Let $X$ be a Banach space over $\mathbb{C}$ and let $T \in \mathcal{K}(X)$ be a compact operator. I want to prove the theorem that every $0 \not= \lambda \in \sigma(T),$ where $\sigma(T)$ denotes the spectrum of $T,$ is an eigenvalue of $T$ using the following results, which I've already proven. I think I'm close but I haven't been able to finish.
1) If $0 \not= \lambda \in \sigma(T),$ then either $\lambda$ is an eigenvalue of $T$ or $\lambda$ is an eigenvalue of its adjoint $T^*.$ Also, if $\lambda$ is not an eigenvalue of $T,$ there exists $\delta > 0$ such that $\Vert Tx - \lambda x \Vert \geq \delta \Vert x \Vert$ for all $x \in X.$
2) The only possible accumulation point of $\sigma(T)$ is 0.
3) If $A$ is a Banach algebra with unit $e,$ $x \in A$ and $\lambda_n$ is a sequence in $\mathbb{C} \setminus \sigma(x)$ with $\lambda_n \to \lambda \in \sigma(x),$ then $\Vert (x - \lambda_n e)^{-1} \Vert \to +\infty.$
Now I have tried defining $\mu \mapsto \Vert (T - \mu I)^{-1} \Vert$ in a punctured neighbourhood of $\lambda$. My purpose is to derive a contradiction with 3) taking a sequence converging to $\lambda$ and assuming $\lambda$ is not an eigenvalue, but as I said, I'm stuck.
Any help will be appreciated.
$x-\lambda e=x-\lambda_n e +(\lambda_n-\lambda) e$. Hence $(x-\lambda_n e)^{-1} (x-\lambda e)=e+(x-\lambda_n e)^{-1}(\lambda_n-\lambda) e$. If the conclusion fails then the last term tends to $0$ along a subsequence. But this makes $\|(x-\lambda_n e)^{-1} (x-\lambda e)-e\|<1$ for some $n$. Using the fact that $y$ is invertible if $\|y-e\|<1$ we see that $(x-\lambda_n e)^{-1} (x-\lambda e)$ is invertible. But then $x-\lambda e$ is invertible. This contradicts the fact that $\lambda \in \sigma (x)$.

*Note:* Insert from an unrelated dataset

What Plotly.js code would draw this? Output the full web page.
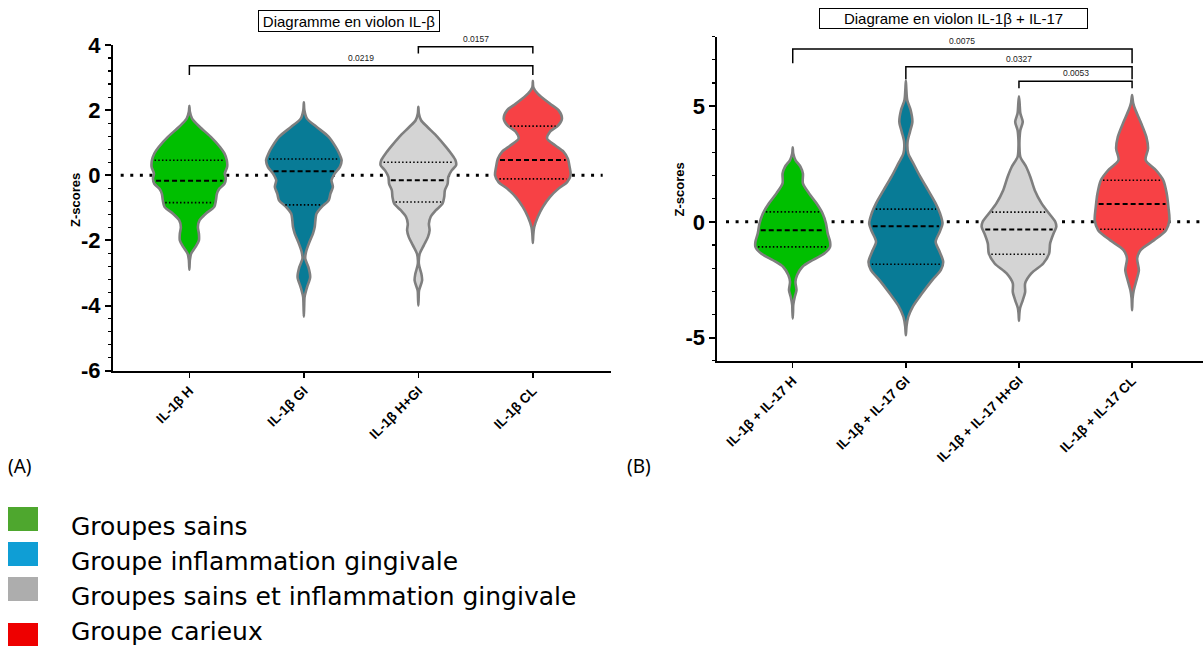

Here is the final argument: suppose $\lambda \neq 0$ is in $\sigma(x)$ and, if possible suppose $\lambda$ is not an eigen value. By 1) we get $\|Tx-\lambda x\|\geq \delta \|x\|$. It is easy to see from this that if $\lambda_n \to \lambda, \lambda \notin \sigma(x)$ then $\|(Tx-\lambda_n x)^{-1}\|\leq \frac 2 {\delta}$ contradicting (c). We have proved that no sequence on the complement of $\sigma (x)$ can converge to $\lambda$. This means $\lambda$ is an interior point of the spectrum. Obviously interior points are limit points of the spectrum. But by (2) $\lambda$ is not a limit point. This finishes the proof.